Quote, verbatim, all material below, without pictures.

--- Information shown ---
>>>
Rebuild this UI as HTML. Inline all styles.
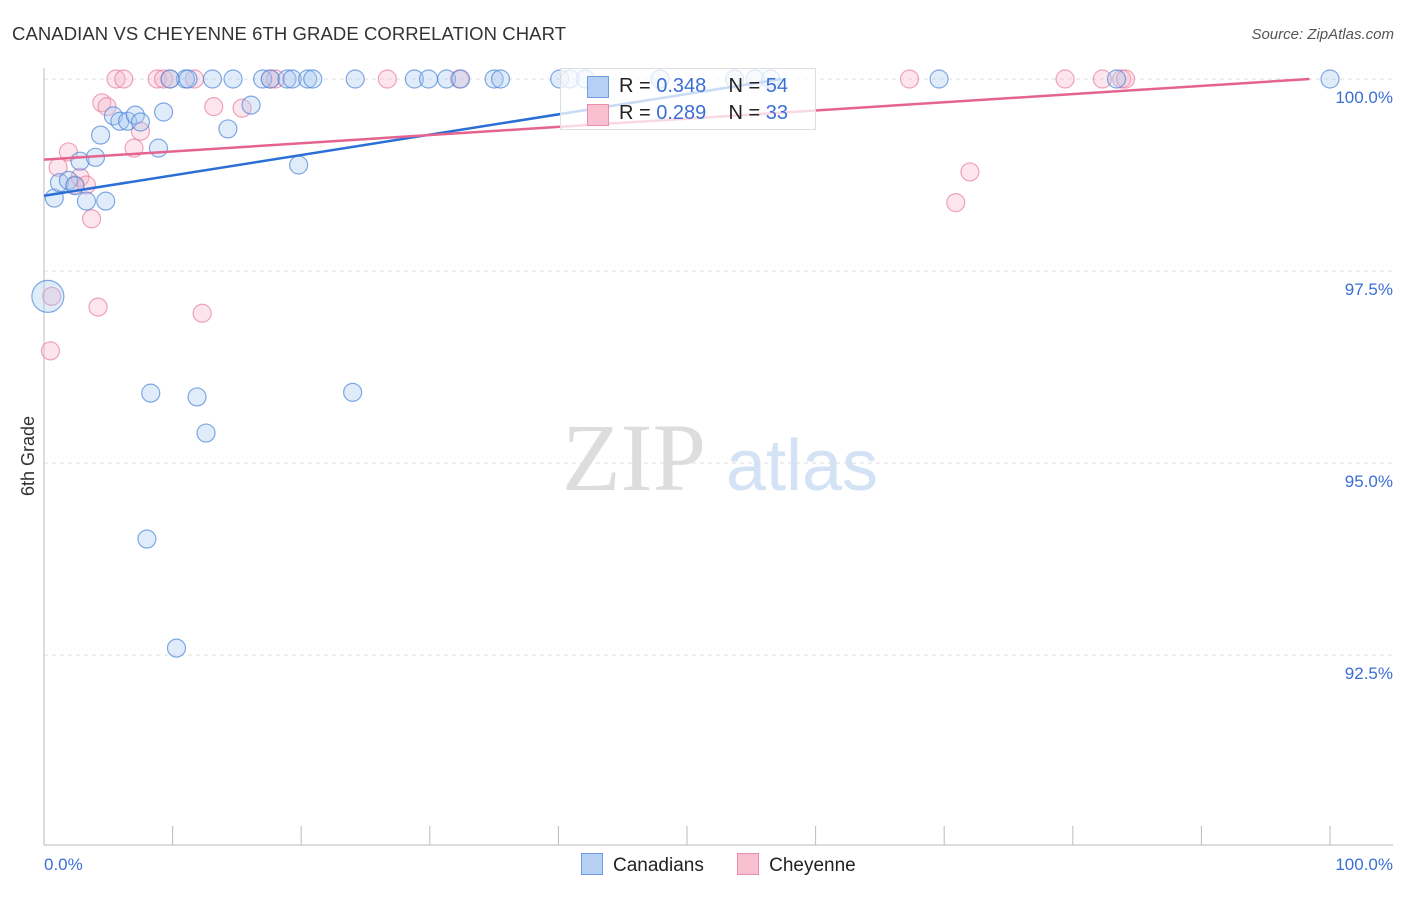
<!DOCTYPE html>
<html><head><meta charset="utf-8"><style>
body{margin:0;background:#fff;font-family:"Liberation Sans",sans-serif}
</style></head><body>
<svg id="c" width="1406" height="892" xmlns="http://www.w3.org/2000/svg">
<text x="12" y="40" font-size="18.5" fill="#333" textLength="554">CANADIAN VS CHEYENNE 6TH GRADE CORRELATION CHART</text>
<text x="1394" y="39" font-size="15" font-style="italic" fill="#555" text-anchor="end">Source: ZipAtlas.com</text>
<text x="634" y="490" font-size="96" font-family="Liberation Serif,serif" fill="#ddd" text-anchor="middle">ZIP</text>
<text x="802" y="490" font-size="72" fill="#d3e2f5" text-anchor="middle">atlas</text>
<text transform="translate(34,456) rotate(-90)" font-size="18" fill="#333" text-anchor="middle">6th Grade</text>
<g id="grid"></g><g id="marks"></g>
</svg>
<script>
const blueX=[0.8,1.2,1.9,2.8,3.3,4.0,4.4,4.8,5.4,5.9,6.5,7.1,7.5,9.3,8.9,8.3,11.9,12.6,8.0,10.3,14.3,16.1,19.8,24.0,0.3,11.0,11.2,13.1,14.7,17.0,17.6,18.9,19.3,20.5,20.9,24.2,28.8,29.9,31.3,32.4,35.0,35.5,40.1,40.9,42.1,47.9,53.7,55.3,56.5,69.6,83.4,100,9.8,2.4];
const blueY=[98.45,98.65,98.68,98.93,98.41,98.98,99.27,98.41,99.52,99.45,99.45,99.53,99.44,99.57,99.10,95.91,95.86,95.39,94.01,92.59,99.35,99.66,98.88,95.92,97.17,100,100,100,100,100,100,100,100,100,100,100,100,100,100,100,100,100,100,100,100,100,100,100,100,100,100,100,100,98.61];
const pinkX=[0.5,0.6,1.1,1.9,2.4,2.8,3.3,3.7,4.2,4.5,4.9,5.6,6.2,7.0,7.5,8.8,9.3,9.8,11.7,13.2,12.3,15.4,17.6,18.0,26.7,32.3,67.3,70.9,72.0,79.4,82.3,83.8,84.1];
const pinkY=[96.46,97.17,98.85,99.05,98.62,98.72,98.62,98.18,97.03,99.69,99.64,100,100,99.10,99.32,100,100,100,100,99.64,96.95,99.62,100,100,100,100,100,98.39,98.79,100,100,100,100];
const blueLine=[98.48,0.0265], pinkLine=[98.95,0.01067];
const yTicks=[100,97.5,95,92.5], yTickLabels=["100.0%","97.5%","95.0%","92.5%"];
const xAx=v=>44+v*12.86, yAx=v=>79+(100-v)*76.8;
const NS="http://www.w3.org/2000/svg";
function mk(t,a,p){const e=document.createElementNS(NS,t);for(const k in a)e.setAttribute(k,a[k]);p.appendChild(e);return e;}
const g=document.getElementById('grid'), m=document.getElementById('marks');
yTicks.forEach((t,i)=>{
 const l=mk('line',{x1:44,x2:1393,y1:yAx(t),y2:yAx(t),stroke:'#ddd','stroke-dasharray':'4,4'},g);
 
 
 const tx=mk('text',{x:1393,y:yAx(t)+24,'font-size':17,fill:'#3b6fd4','text-anchor':'end'},g);
 tx.textContent=yTickLabels[i];
 
 
});
const ax=mk('line',{x1:44,x2:44,y1:68,y2:845,stroke:'#bbb'},g);


const bx=mk('line',{x1:44,x2:1393,y1:845,y2:845,stroke:'#bbb'},g);


for(let i=0;i<=10;i++){const t=mk('line',{x1:xAx(i*10),x2:xAx(i*10),y1:826,y2:845,stroke:'#bbb'},g);
 
 }
[[0,"0.0%","start",44],[100,"100.0%","end",1393]].forEach(d=>{const t=mk('text',{x:d[3],y:870,'font-size':17,fill:'#3b6fd4','text-anchor':d[2]},g);t.textContent=d[1];
 
 });
function pts(X,Y,fill,stroke,name){X.forEach((x,i)=>{const big=(name==='canadian-point'&&i===24);
 const c=mk('circle',{cx:xAx(x),cy:yAx(Y[i]),r:big?16:9,fill:fill,'fill-opacity':0.35,stroke:stroke,'stroke-opacity':0.7,'stroke-width':1.2},m);
 
 });}
pts(pinkX,pinkY,'#f7b4c8','#e87fa0','cheyenne-point');
pts(blueX,blueY,'#a9c8f0','#4a86d8','canadian-point');
function line(L,col,name){const xe=Math.min(100,(100-L[0])/L[1]);
 const l=mk('line',{x1:xAx(0),y1:yAx(L[0]),x2:xAx(xe),y2:yAx(L[0]+L[1]*xe),stroke:col,'stroke-width':2.5},m);
 
 }
line(blueLine,'#2a6fd6','canadian-trendline');
line(pinkLine,'#e4648f','cheyenne-trendline');
</script>
<div style="position:absolute;left:560px;top:68px;width:256px;height:62px;background:rgba(255,255,255,.75);border:1px solid #ddd;box-sizing:border-box;font-size:20px;color:#222">
 <div style="position:absolute;left:26px;top:7px;width:20px;height:20px;background:#b5d0f3;border:1px solid #6f9fe0"></div>
 <div style="position:absolute;left:58px;top:6px">R = <span style="color:#3b6fd4">0.348</span>&nbsp;&nbsp;&nbsp; N = <span style="color:#3b6fd4">54</span></div>
 <div style="position:absolute;left:26px;top:35px;width:20px;height:20px;background:#f8c0d0;border:1px solid #e890ab"></div>
 <div style="position:absolute;left:58px;top:33px">R = <span style="color:#3b6fd4">0.289</span>&nbsp;&nbsp;&nbsp; N = <span style="color:#3b6fd4">33</span></div>
</div>
<div style="position:absolute;top:853px;left:581px;font-size:19px;color:#222;white-space:nowrap">
 <span><span style="display:inline-block;width:20px;height:20px;background:#b5d0f3;border:1px solid #6f9fe0;vertical-align:-4px;margin-right:10px"></span>Canadians</span>
 <span style="margin-left:28px"><span style="display:inline-block;width:20px;height:20px;background:#f8c0d0;border:1px solid #e890ab;vertical-align:-4px;margin-right:10px"></span>Cheyenne</span>
</div>
</body></html>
<<<
--- Response ---
Rebuild this UI as HTML. Inline all styles.
<!DOCTYPE html>
<html><head><meta charset="utf-8"><style>
body{margin:0;background:#fff;font-family:"Liberation Sans",sans-serif}
</style></head><body>
<svg id="c" width="1406" height="892" xmlns="http://www.w3.org/2000/svg">
<text x="12" y="40" font-size="18.5" fill="#333" textLength="554">CANADIAN VS CHEYENNE 6TH GRADE CORRELATION CHART</text>
<text x="1394" y="39" font-size="15" font-style="italic" fill="#555" text-anchor="end">Source: ZipAtlas.com</text>
<text x="634" y="490" font-size="96" font-family="Liberation Serif,serif" fill="#ddd" text-anchor="middle">ZIP</text>
<text x="802" y="490" font-size="72" fill="#d3e2f5" text-anchor="middle">atlas</text>
<text transform="translate(34,456) rotate(-90)" font-size="18" fill="#333" text-anchor="middle">6th Grade</text>
<g id="grid"></g><g id="marks"></g>
</svg>
<script>
const blueX=[0.8,1.2,1.9,2.8,3.3,4.0,4.4,4.8,5.4,5.9,6.5,7.1,7.5,9.3,8.9,8.3,11.9,12.6,8.0,10.3,14.3,16.1,19.8,24.0,0.3,11.0,11.2,13.1,14.7,17.0,17.6,18.9,19.3,20.5,20.9,24.2,28.8,29.9,31.3,32.4,35.0,35.5,40.1,40.9,42.1,47.9,53.7,55.3,56.5,69.6,83.4,100,9.8,2.4];
const blueY=[98.45,98.65,98.68,98.93,98.41,98.98,99.27,98.41,99.52,99.45,99.45,99.53,99.44,99.57,99.10,95.91,95.86,95.39,94.01,92.59,99.35,99.66,98.88,95.92,97.17,100,100,100,100,100,100,100,100,100,100,100,100,100,100,100,100,100,100,100,100,100,100,100,100,100,100,100,100,98.61];
const pinkX=[0.5,0.6,1.1,1.9,2.4,2.8,3.3,3.7,4.2,4.5,4.9,5.6,6.2,7.0,7.5,8.8,9.3,9.8,11.7,13.2,12.3,15.4,17.6,18.0,26.7,32.3,67.3,70.9,72.0,79.4,82.3,83.8,84.1];
const pinkY=[96.46,97.17,98.85,99.05,98.62,98.72,98.62,98.18,97.03,99.69,99.64,100,100,99.10,99.32,100,100,100,100,99.64,96.95,99.62,100,100,100,100,100,98.39,98.79,100,100,100,100];
const blueLine=[98.48,0.0265], pinkLine=[98.95,0.01067];
const yTicks=[100,97.5,95,92.5], yTickLabels=["100.0%","97.5%","95.0%","92.5%"];
const xAx=v=>44+v*12.86, yAx=v=>79+(100-v)*76.8;
const NS="http://www.w3.org/2000/svg";
function mk(t,a,p){const e=document.createElementNS(NS,t);for(const k in a)e.setAttribute(k,a[k]);p.appendChild(e);return e;}
const g=document.getElementById('grid'), m=document.getElementById('marks');
yTicks.forEach((t,i)=>{
 const l=mk('line',{x1:44,x2:1393,y1:yAx(t),y2:yAx(t),stroke:'#ddd','stroke-dasharray':'4,4'},g);
 
 
 const tx=mk('text',{x:1393,y:yAx(t)+24,'font-size':17,fill:'#3b6fd4','text-anchor':'end'},g);
 tx.textContent=yTickLabels[i];
 
 
});
const ax=mk('line',{x1:44,x2:44,y1:68,y2:845,stroke:'#bbb'},g);


const bx=mk('line',{x1:44,x2:1393,y1:845,y2:845,stroke:'#bbb'},g);


for(let i=0;i<=10;i++){const t=mk('line',{x1:xAx(i*10),x2:xAx(i*10),y1:826,y2:845,stroke:'#bbb'},g);
 
 }
[[0,"0.0%","start",44],[100,"100.0%","end",1393]].forEach(d=>{const t=mk('text',{x:d[3],y:870,'font-size':17,fill:'#3b6fd4','text-anchor':d[2]},g);t.textContent=d[1];
 
 });
function pts(X,Y,fill,stroke,name){X.forEach((x,i)=>{const big=(name==='canadian-point'&&i===24);
 const c=mk('circle',{cx:xAx(x),cy:yAx(Y[i]),r:big?16:9,fill:fill,'fill-opacity':0.35,stroke:stroke,'stroke-opacity':0.7,'stroke-width':1.2},m);
 
 });}
pts(pinkX,pinkY,'#f7b4c8','#e87fa0','cheyenne-point');
pts(blueX,blueY,'#a9c8f0','#4a86d8','canadian-point');
function line(L,col,name){const xe=Math.min(100,(100-L[0])/L[1]);
 const l=mk('line',{x1:xAx(0),y1:yAx(L[0]),x2:xAx(xe),y2:yAx(L[0]+L[1]*xe),stroke:col,'stroke-width':2.5},m);
 
 }
line(blueLine,'#2a6fd6','canadian-trendline');
line(pinkLine,'#e4648f','cheyenne-trendline');
</script>
<div style="position:absolute;left:560px;top:68px;width:256px;height:62px;background:rgba(255,255,255,.75);border:1px solid #ddd;box-sizing:border-box;font-size:20px;color:#222">
 <div style="position:absolute;left:26px;top:7px;width:20px;height:20px;background:#b5d0f3;border:1px solid #6f9fe0"></div>
 <div style="position:absolute;left:58px;top:6px">R = <span style="color:#3b6fd4">0.348</span>&nbsp;&nbsp;&nbsp; N = <span style="color:#3b6fd4">54</span></div>
 <div style="position:absolute;left:26px;top:35px;width:20px;height:20px;background:#f8c0d0;border:1px solid #e890ab"></div>
 <div style="position:absolute;left:58px;top:33px">R = <span style="color:#3b6fd4">0.289</span>&nbsp;&nbsp;&nbsp; N = <span style="color:#3b6fd4">33</span></div>
</div>
<div style="position:absolute;top:853px;left:581px;font-size:19px;color:#222;white-space:nowrap">
 <span><span style="display:inline-block;width:20px;height:20px;background:#b5d0f3;border:1px solid #6f9fe0;vertical-align:-4px;margin-right:10px"></span>Canadians</span>
 <span style="margin-left:28px"><span style="display:inline-block;width:20px;height:20px;background:#f8c0d0;border:1px solid #e890ab;vertical-align:-4px;margin-right:10px"></span>Cheyenne</span>
</div>
</body></html>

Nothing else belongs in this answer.